La suntuosidad de los decorados que acompaña los nuevos espacios, altamente habitables, incluso confortables y en abierta renuncia a la inhóspita habitación de los decrépitos castillos de antaño, delata esa presencia seductora del mal. El mal es ahora tan atractivo como destructivo. La joven cautiva que pide ayuda a Harker, luce hermosos senos y labios promisorios sobre la carne pútrida que emerge apenas la estaca atraviese ese dulce pecho.    
En correspondencia con lo anterior, Drácula se conduce, inopinadamente, con toda naturalidad y cordialidad, sin acentos ajenos ni expresiones que delaten intenciones aviesas o lo domicilien en un plano de existencia distinto (será la última vez que lo veremos hablar). Un rostro sereno pese a la sombra que se posa sobre uno de sus lados. Un hombre que subirá los escalones de dos en dos cargando el equipaje de Harker, lleno de vigor.
Lo fantástico irrumpió, los fantasmas salieron al encuentro del peregrino, pero la perturbación apenas se ha sentido, las leyes de la física rigen, aparentemente, para todos los cuerpos, vivos y muertos.
Más tarde veremos al vampiro con sus característicos ojos inyectados en sangre y los formidables caninos, agente de un terror nuevo, un terror tangible, manifiesto,  que ya no se insinúa en la sombras;  el espacio se llena con la violencia del rostro de un nuevo tipo de terror que señala al cuerpo, al placer y al dolor;  se aloja en la carne e invoca a la sangre, que es la vida.
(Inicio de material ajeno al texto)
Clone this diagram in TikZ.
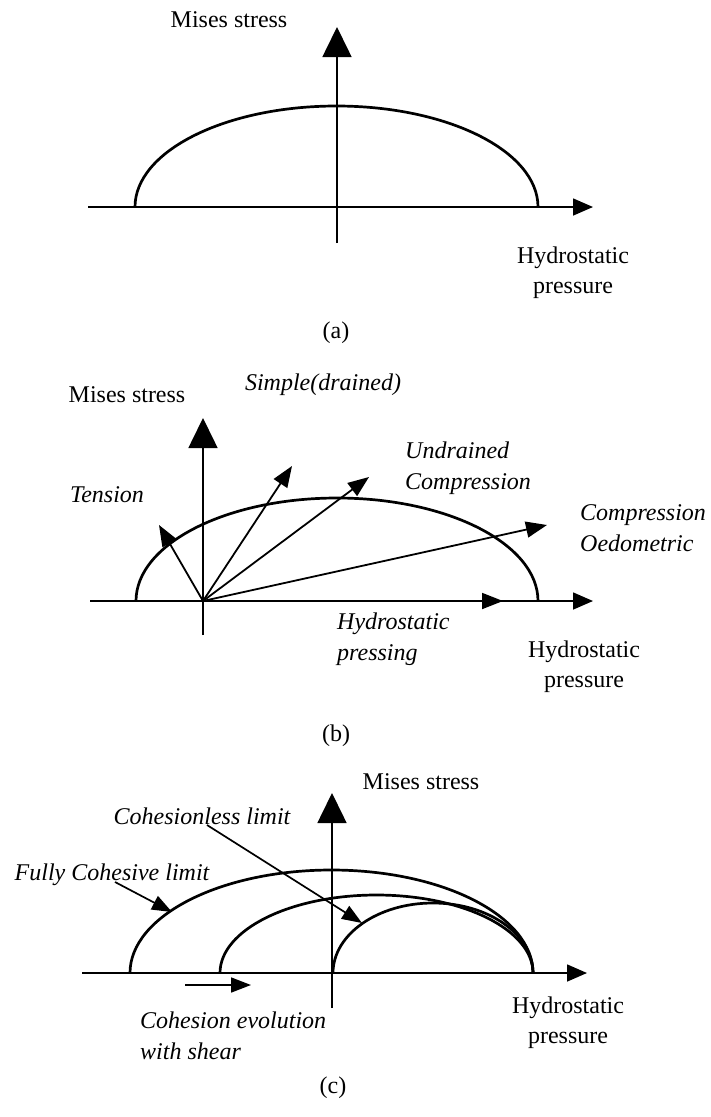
\documentclass[tikz,border=0pt]{standalone}
\usepackage{fontspec}
\setmainfont{Liberation Serif}
\usetikzlibrary{arrows.meta}
\begin{document}
\begin{tikzpicture}[x=1pt,y=-1pt,
  lbl/.style={font=\fontsize{24}{30}\selectfont, inner sep=0pt, align=center},
  ilbl/.style={font=\fontsize{24}{31}\selectfont\itshape, inner sep=0pt, align=left},
  axisline/.style={line width=1.6pt},
  vaxis/.style={axisline, -{Triangle[length=30pt,width=29pt]}},
  haxis/.style={axisline, -{Triangle[length=20pt,width=17pt]}},
  curve/.style={line width=2.7pt},
  ray/.style={line width=1.8pt, -{Triangle[length=21pt,width=16pt]}},
  ptr/.style={line width=1.7pt, -{Triangle[length=20pt,width=15pt]}},
]
\useasboundingbox (0,0) rectangle (710,1117);

% ---------------- panel (a)
\coordinate (aL) at (88,207);
\coordinate (aR) at (593,207);
\coordinate (aB) at (337,243);
\coordinate (aT) at (337,27);
\draw[haxis] (aL) -- (aR);
\draw[vaxis] (aB) -- (aT);
\draw[curve] (135,207) arc[start angle=180,end angle=0,x radius=201.5pt,y radius=101pt];
\node[lbl] (amises) at (229,20) {Mises stress};
\node[lbl] (ahyd) at (573,273) {Hydrostatic\\pressure};
\node[lbl] (acap) at (336,333) {(a)};

% ---------------- panel (b)
\coordinate (bO) at (203,601);
\coordinate (bL) at (90,601);
\coordinate (bR) at (593,601);
\coordinate (bB) at (203,635);
\coordinate (bT) at (203,418);
\draw[haxis] (bL) -- (bR);
\draw[vaxis] (bB) -- (bT);
\draw[curve] (136,601) arc[start angle=180,end angle=0,x radius=201pt,y radius=103pt];
\coordinate (bTen) at (159,525);
\coordinate (bSim) at (292,466);
\coordinate (bUnd) at (369,477);
\coordinate (bOed) at (547,525);
\coordinate (bHyd) at (503,601);
\draw[ray] (bO) -- (bTen);
\draw[ray] (bO) -- (bSim);
\draw[ray] (bO) -- (bUnd);
\draw[ray] (bO) -- (bOed);
\draw[ray] (bO) -- (bHyd);
\node[lbl] (bmises) at (127,395) {Mises stress};
\node[ilbl] (bsimple) at (323,385) {Simple(drained)};
\node[ilbl] (btension) at (107,495) {Tension};
\node[ilbl, anchor=west] (bundr) at (405,468) {Undrained\\Compression};
\node[ilbl, anchor=west] (boedo) at (580,528) {Compression\\Oedometric};
\node[ilbl, anchor=west] (bpress) at (337,639) {Hydrostatic\\pressing};
\node[lbl] (bhyd) at (584,667) {Hydrostatic\\pressure};
\node[lbl] (bcap) at (336,736) {(b)};

% ---------------- panel (c)
\coordinate (cL) at (82,973);
\coordinate (cR) at (587,973);
\coordinate (cB) at (332,1008);
\coordinate (cT) at (332,793);
\draw[haxis] (cL) -- (cR);
\draw[vaxis] (cB) -- (cT);
\draw[curve] (130,973) arc[start angle=180,end angle=0,x radius=201.5pt,y radius=103pt];
\draw[curve] (220,973) arc[start angle=180,end angle=0,x radius=156.5pt,y radius=78pt];
\draw[curve] (333,973) arc[start angle=180,end angle=0,x radius=100pt,y radius=70pt];
\node[lbl] (cmises) at (421,782) {Mises stress};
\node[ilbl] (cless) at (202,816) {Cohesionless limit};
\node[ilbl] (cfull) at (112,875) {Fully Cohesive limit};
\node[ilbl, anchor=west] (cevol) at (140,1036) {Cohesion evolution\\with shear};
\node[lbl] (chyd) at (568,1023) {Hydrostatic\\pressure};
\node[lbl] (ccap) at (333,1088) {(c)};
\coordinate (cfullS) at (115,882);
\coordinate (cfullT) at (172,912);
\coordinate (clessS) at (207,825);
\coordinate (clessT) at (362,923);
\coordinate (cevS) at (185,985);
\coordinate (cevT) at (251,985);
\draw[ptr] (cfullS) -- (cfullT);
\draw[ptr] (clessS) -- (clessT);
\draw[ptr] (cevS) -- (cevT);
\end{tikzpicture}
\end{document}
Un terror que señala a la década de los 60 y 70. Un terror que ya nunca nos dejaría.   


Epílogo.
        
Las obras de Terence Fisher para la Hammer coinciden en el tiempo que las adaptaciones de Poe (y Lovecraft) que llevó a cabo Roger Corman, así como con los grandes títulos de Mario Bava. Estudiar afinidades y divergencias temáticas y estilísticas, daría para un libro.  Contentémonos con apuntar que entre los tres reescribieron el cine de terror, lánguido, luego de una década en la que predominó una visión más “científica” o “política” del fantástico, más centrada en los terrores colectivos que en los demonios personales, más preocupado por la dominación de la mente y la destrucción del cuerpo que por la metafísica del mal, la teología o el psicoanálisis; y donde solo destaca alguna obra maestra de Tourneau, semper fidelis.